City Editor of the Daily Mail praises his time at Bradford School of Management for playing a major part in developing his career
An award-winning British economics commentator working as a journalist, editor and author has sung the praises of the University of Bradford School of Management and how it helped advance his career.
Alex Brummer, pictured, graduated with an MBA from Bradford School of Management in the late 1970s. He then had a brief career in business before moving into finance and economics journalism. He is currently the City Editor of the Daily Mail.
He has taken part in a film project to celebrate the University of Bradford’s 50th anniversary: 50 Years, 50 Stories.
He said: “My time at the University of Bradford was a really important time in my life. It was an induction into the whole business world.
“I think in some respects my subsequent career was greatly advanced by that insight because I was working alongside some very dynamic young business people.”
Mr Brummer said he also has fond memories of the campus. “I also liked the location, it was slightly pastoral, it was very close to the moors and I used to enjoy going into Bradford itself and having tea in Brown Muff’s, which was a big department store downtown.”

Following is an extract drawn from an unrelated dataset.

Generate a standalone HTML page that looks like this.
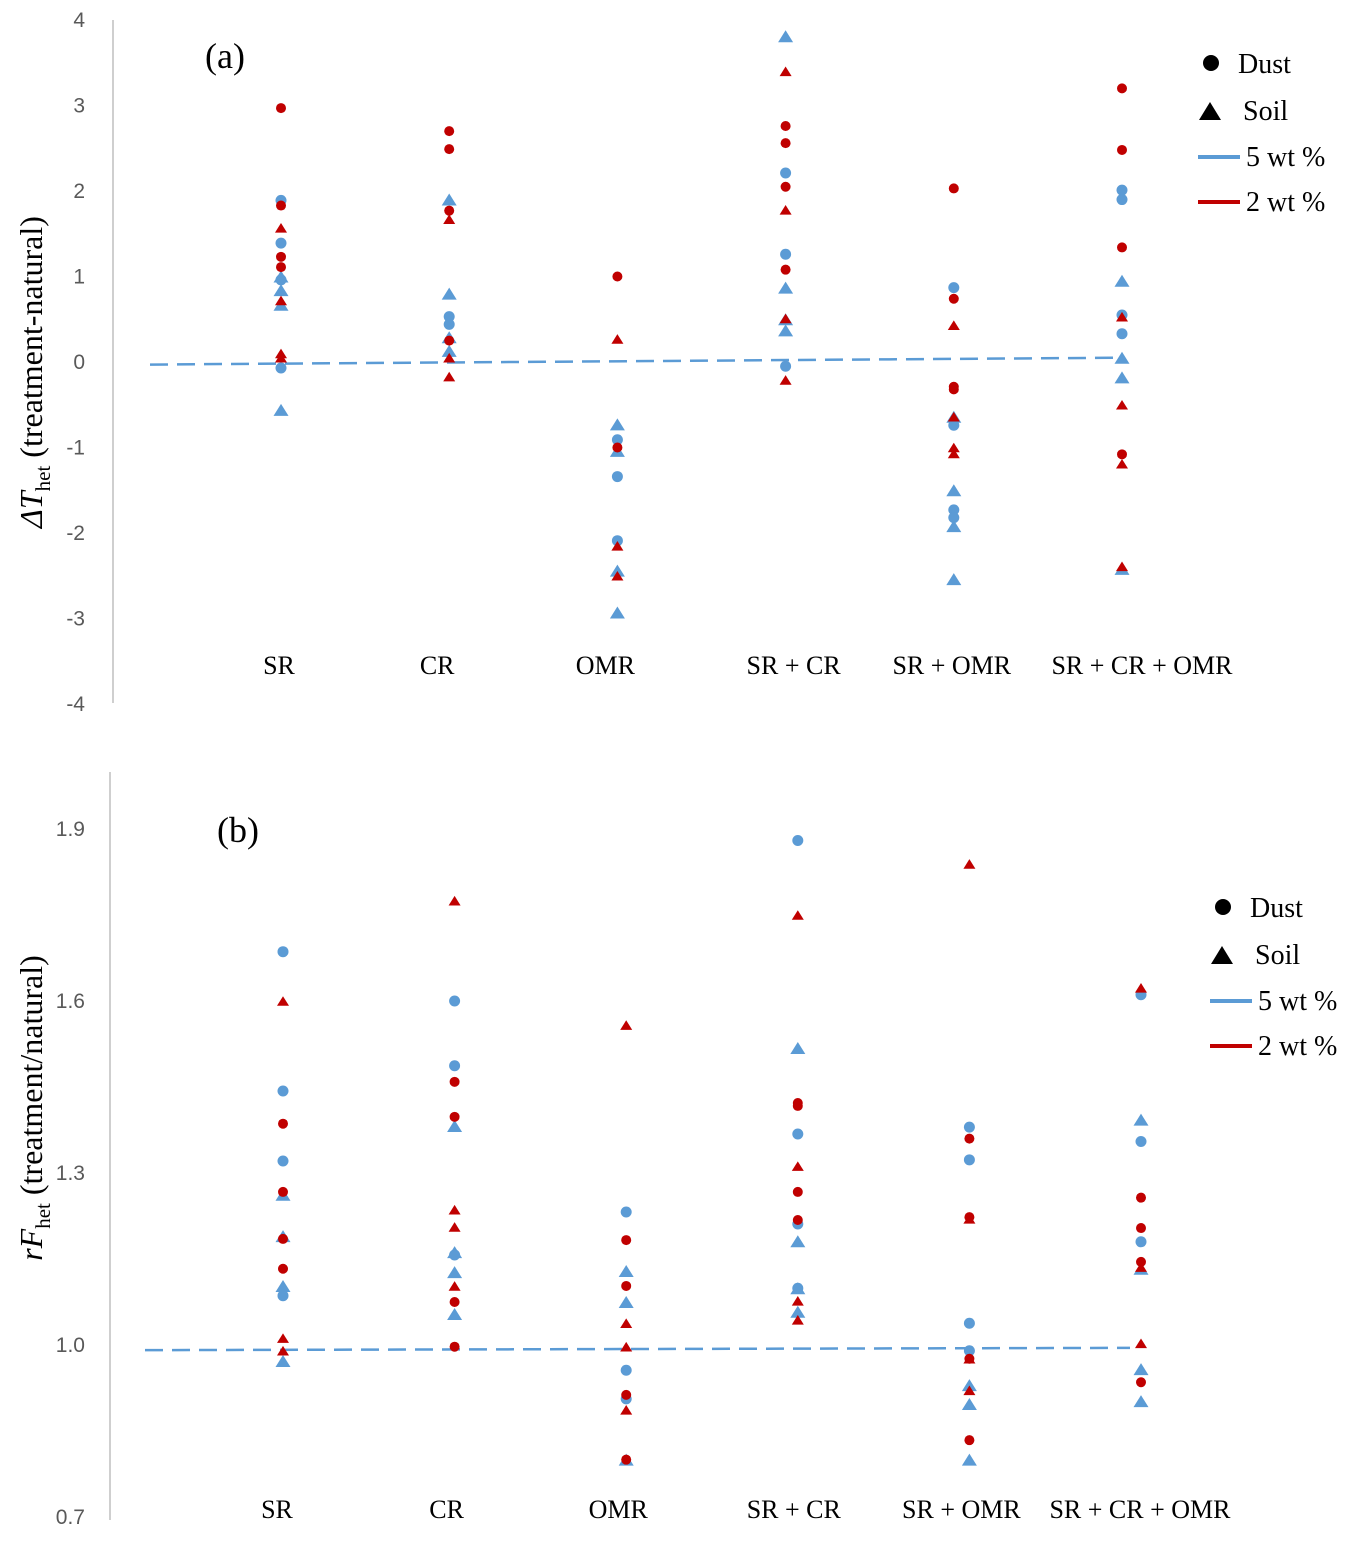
<!DOCTYPE html>
<html><head><meta charset="utf-8"><style>
body{margin:0;background:#fff;}
svg text{font-family:"Liberation Serif",serif;}
.tick{font-family:"Liberation Sans",sans-serif;font-size:21px;fill:#595959;}
</style></head><body>
<svg id="chart" width="1352" height="1538" xmlns="http://www.w3.org/2000/svg">
</svg>
<script>
const categories = ["SR","CR","OMR","SR + CR","SR + OMR","SR + CR + OMR"];
// Panel (a): ΔT_het
const aTicks = [4,3,2,1,0,-1,-2,-3,-4];
const aDust5 = [[1.89,1.39,0.96,-0.07],[0.53,0.44],[-0.91,-1.34,-2.09],[2.21,1.26,-0.05],[0.87,-0.74,-1.73,-1.82],[2.01,1.9,0.55,0.33]];
const aDust2 = [[2.97,1.83,1.23,1.11],[2.7,2.49,1.77,0.25],[1.0,-1.0],[2.76,2.56,2.05,1.08],[2.03,0.74,-0.29,-0.32],[3.2,2.48,1.34,-1.08]];
const aSoil5 = [[1.0,0.84,0.67,-0.56],[1.9,0.8,0.29,0.13],[-0.73,-1.04,-2.44,-2.93],[3.81,0.87,0.5,0.37],[-0.64,-1.5,-1.92,-2.54],[0.95,0.05,-0.18,-2.42]];
const aSoil2 = [[1.57,0.72,0.1,0.05],[1.67,0.05,-0.17],[0.27,-2.15,-2.5],[3.4,1.78,0.51,-0.21],[0.43,-0.64,-1.0,-1.07],[0.53,-0.5,-1.19,-2.39]];
const aTrend = [-0.03,0.05];
// Panel (b): rF_het
const bTicks = [1.9,1.6,1.3,1.0,0.7];
const bDust5 = [[1.686,1.443,1.321,1.086],[1.6,1.487,1.157],[1.232,0.956,0.906],[1.88,1.368,1.211,1.099],[1.38,1.323,1.038,0.99],[1.611,1.355,1.18]];
const bDust2 = [[1.386,1.267,1.185,1.133],[1.459,1.398,1.075,0.997],[1.183,1.103,0.913,0.8],[1.422,1.417,1.267,1.218],[1.36,1.223,0.976,0.834],[1.257,1.204,1.145,0.935]];
const bSoil5 = [[1.262,1.19,1.103,0.972],[1.382,1.162,1.127,1.054],[1.129,1.075,0.8],[1.518,1.181,1.099,1.058],[0.93,0.897,0.8],[1.393,1.133,0.958,0.902]];
const bSoil2 = [[1.6,1.012,0.99],[1.775,1.236,1.206,1.103],[1.558,1.038,0.997,0.887],[1.75,1.312,1.077,1.044],[1.839,1.22,0.976,0.921],[1.623,1.136,1.003]];
const bTrend = [0.991,0.995];

const NS="http://www.w3.org/2000/svg";
const svg=document.getElementById('chart');
const BLUE="#5B9BD5", RED="#C00000";
function el(tag,attrs,parent){const e=document.createElementNS(NS,tag);for(const k in attrs)e.setAttribute(k,attrs[k]);(parent||svg).appendChild(e);return e;}

function panel(cfg){
  const g=el('g',{});
  
  
  const y=v=>cfg.y0+(v-cfg.v0)*(cfg.y1-cfg.y0)/(cfg.v1-cfg.v0);
  const x=i=>cfg.xs[0]+i*(cfg.xs[1]-cfg.xs[0])/(categories.length-1);
  const ax=el('line',{x1:cfg.axX,x2:cfg.axX,y1:cfg.axTop,y2:cfg.axBot,stroke:"#bfbfbf","stroke-width":1.5},g);
  
  
  cfg.ticks.forEach(t=>{
    const tx=el('text',{x:85,y:y(t)+7,"text-anchor":"end",class:"tick"},g);
    tx.textContent=cfg.fmt(t);
    
    
  });
  categories.forEach((c,i)=>{
    const t=el('text',{x:x(i)+cfg.labOff[i],y:cfg.labY,"text-anchor":"middle","font-size":26},g);
    t.textContent=c;
    
    
  });
  const tr=el('line',{x1:cfg.trX[0],x2:cfg.trX[1],y1:y(cfg.trend[0]),y2:y(cfg.trend[1]),stroke:BLUE,"stroke-width":2.5,"stroke-dasharray":"18,9"},g);
  
  
  function dots(arr,color,r,nm){arr.forEach((vals,i)=>vals.forEach(v=>{
    const c=el('circle',{cx:x(i),cy:y(v),r:r,fill:color},g);
    
    
  }));}
  function tris(arr,color,s,nm){arr.forEach((vals,i)=>vals.forEach(v=>{
    const cx=x(i),cy=y(v);
    const p=el('polygon',{points:`${cx-s},${cy+s*0.8} ${cx+s},${cy+s*0.8} ${cx},${cy-s*0.8}`,fill:color},g);
    
    
  }));}
  tris(cfg.soil5,BLUE,7.5,'soil-5wt-point');
  dots(cfg.dust5,BLUE,5.5,'dust-5wt-point');
  tris(cfg.soil2,RED,6,'soil-2wt-point');
  dots(cfg.dust2,RED,5,'dust-2wt-point');
  const ttl=el('text',{x:cfg.tag[0],y:cfg.tag[1],"font-size":36},g);
  ttl.textContent=cfg.tagText;
  
  
  const L=cfg.leg;
  const lg=el('g',{},g);
  
  
  el('circle',{cx:L[0]+13,cy:L[1],r:8,fill:"#000"},lg);
  el('polygon',{points:`${L[0]+1},${L[1]+57} ${L[0]+23},${L[1]+57} ${L[0]+12},${L[1]+39}`,fill:"#000"},lg);
  el('line',{x1:L[0],x2:L[0]+42,y1:L[1]+94,y2:L[1]+94,stroke:BLUE,"stroke-width":4},lg);
  el('line',{x1:L[0],x2:L[0]+42,y1:L[1]+139,y2:L[1]+139,stroke:RED,"stroke-width":4},lg);
  [["Dust",40,10],["Soil",45,57],["5 wt %",48,103],["2 wt %",48,148]].forEach(a=>{
    const t=el('text',{x:L[0]+a[1],y:L[1]+a[2],"font-size":28},lg);
    t.textContent=a[0];
    
    
  });
  const yt=el('text',{transform:`translate(${cfg.yt[0]},${cfg.yt[1]}) rotate(-90)`,"text-anchor":"middle","font-size":32},g);
  yt.innerHTML=cfg.ytHTML;
  
  
}

panel({name:'panel-a',v0:0,v1:4,y0:362,y1:20,ticks:aTicks,fmt:t=>String(t),axX:113,axTop:20,axBot:703,
  xs:[281,1122],labY:674,labOff:[-2,-12,-12,8,-2,20],trX:[150,1120],trend:aTrend,
  dust5:aDust5,dust2:aDust2,soil5:aSoil5,soil2:aSoil2,tag:[205,68],tagText:"(a)",leg:[1198,63],
  yt:[42,372],ytHTML:'<tspan font-style="italic">ΔT</tspan><tspan font-size="21" dy="8">het</tspan><tspan dy="-8"> (treatment-natural)</tspan>'});
panel({name:'panel-b',v0:1.0,v1:1.3,y0:1345,y1:1173,ticks:bTicks,fmt:t=>t.toFixed(1),axX:110,axTop:772,axBot:1520,
  xs:[283,1141],labY:1518,labOff:[-6,-8,-8,-4,-8,-1],trX:[145,1130],trend:bTrend,
  dust5:bDust5,dust2:bDust2,soil5:bSoil5,soil2:bSoil2,tag:[217,842],tagText:"(b)",leg:[1210,907],
  yt:[42,1108],ytHTML:'<tspan font-style="italic">rF</tspan><tspan font-size="21" dy="8">het</tspan><tspan dy="-8"> (treatment/natural)</tspan>'});
</script>
</body></html>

He said his time at Bradford School of Management was hugely beneficial to his career as a financial journalist.
“When I became a financial and an economic journalist the accounting training that I received, the management training that I received and the case history teaching - which is what management schools do: they teach you by looking at business cases – has been extraordinarily helpful, providing me with an analytical background, which has been tremendously useful as a financial journalist,” said Mr Brummer.
Following his MBA at Bradford, Mr Brummer had a brief spell working in business before securing a place on the Guardian newspaper’s graduate trainee scheme when he was still in his early 20s. He remained at the Guardian for 26 years.
He said: “I was the main economics writer at the Guardian during the 1976 sterling crisis when the UK had to go to the IMF; one of only a few Western democracies that has had to do that in recent, modern times.”
Mr Brummer then went to work at the Washington bureau of the Guardian, where he covered the second presidential election of Jimmy Carter, both elections of Ronald Reagan and George Bush Snr. His work in this area earned him the 1989 Overseas Press Club award for the best foreign correspondent in the US.
He returned to London in 1989 to become the Guardian’s foreign editor, which saw him cover the fall of the Berlin Wall and Eastern Europe finally opening up from the heavy hand of the Iron Curtain, a particularly moving time for him.
“It was a very exciting moment; an exhilarating moment, to see democracy flood over Eastern Europe. For me it was particularly poignant because I come from a family which originated in Hungary, near the Czech border. To see these countries come out from the iron glove of Soviet rule was a very exciting moment for me,” said Mr Brummer, who is very involved in the UK Jewish community.
Mr Brummer, whose father came to England as an immigrant just before the Second World War 1939, is very involved in the Anglo-Jewish community.
His father’s parents were killed in Auschwitz. Two of his father’s sisters and niece were taken to Auschwitz in 1944 but remarkably survived the terror of the place and its awful practices.
He said: “It’s a tail of survival and that’s obviously a very important part of my being.”
More recently Mr Brummer led the Daily Mail's coverage on the 2007 run on Northern Rock, the collapse of Lehman Brothers, and the subsequent credit crunch.
Other awards Mr Brummer has received include Financial Journalist of the Year (British Press Awards).